Dear Friends -
Monday is St. Valentine’s Day, although according to the Roman Catholic Church it is the feast of Saints Cyril and Methodius (creators of the Slavic alphabet). But advertising and marketing have fully consumed and digested the myth of St. Valentine, depositing it in the aisles of your local grocery and drug stores in the form of pink hearts full of so-called chocolate, available shortly after Christmas. Only three shopping days left!
This Valentine’s Day, I’m going to host an open poetry reading on Zoom. That’s right: come with your favorite love poem, or for those of you in a different space, a heartbreak poem. RSVP here and I’ll send you a zoom link. You don’t have to read a poem, you can just listen to other people read poems. If no one wants to read a poem, I’ll filibuster and read all my favorite love and heartbreak poems. I’m going to turn on the Zoom on Monday, Feb. 14th, at 6pm ET and shut it off promptly at 7pm ET for dinner with my beloved.
RSVP here so I know who is coming, and who is poem-reading. To whet your appetite (or as a challenge?) here are two poems: perhaps the world’s greatest love poem and the world’s greatest heartbreak poem, two different poems written by the same man, Jack Gilbert. You’ll have to guess which is which. Join me Monday for a celebration of love in all its manifold forms.
Failing and Flying
by Jack Gilbert
Everyone forgets that Icarus also flew.
It's the same when love comes to an end,
or the marriage fails and people say
they knew it was a mistake, that everybody
said it would never work. That she was
old enough to know better. But anything
worth doing is worth doing badly.
Like being there by that summer ocean
on the other side of the island while
love was fading out of her, the stars
burning so extravagantly those nights that
anyone could tell you they would never last.
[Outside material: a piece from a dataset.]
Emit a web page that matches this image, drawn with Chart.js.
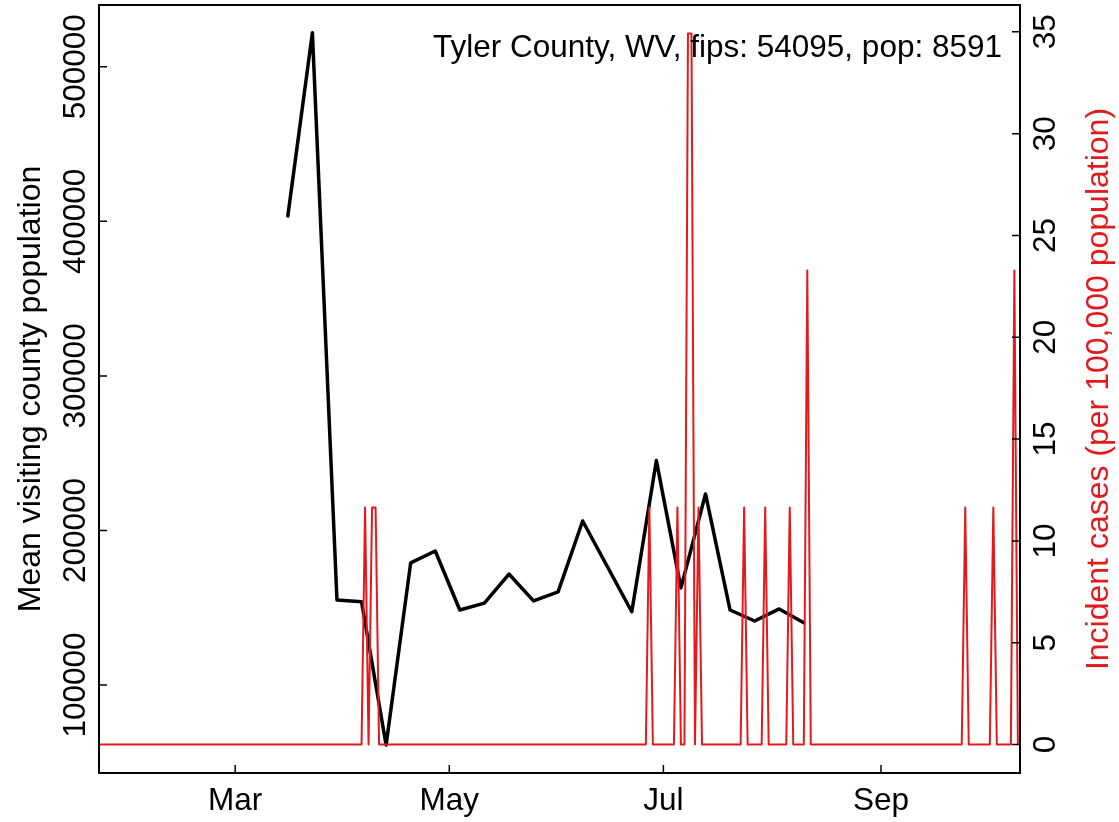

Every morning she was asleep in my bed
like a visitation, the gentleness in her
like antelope standing in the dawn mist.
Each afternoon I watched her coming back
through the hot stony field after swimming,
the sea light behind her and the huge sky
on the other side of that. Listened to her
while we ate lunch. How can they say
the marriage failed? Like the people who
came back from Provence (when it was Provence)
and said it was pretty but the food was greasy.
I believe Icarus was not failing as he fell,
but just coming to the end of his triumph.
Tear It Down
by Jack Gilbert
We find out the heart only by dismantling what
the heart knows. By redefining the morning,
we find a morning that comes just after darkness.
We can break through marriage into marriage.
By insisting on love we spoil it, get beyond
affection and wade mouth-deep into love.
We must unlearn the constellations to see the stars.
But going back toward childhood will not help.
The village is not better than Pittsburgh.
Only Pittsburgh is more than Pittsburgh.
Rome is better than Rome in the same way the sound
of racoon tongues licking the inside walls
of the garbage tub is more than the stir
of them in the muck of the garbage. Love is not
enough. We die and are put into the earth forever.
We should insist while there is still time. We must
eat through the wildness of her sweet body already
in our bed to reach the body within the body.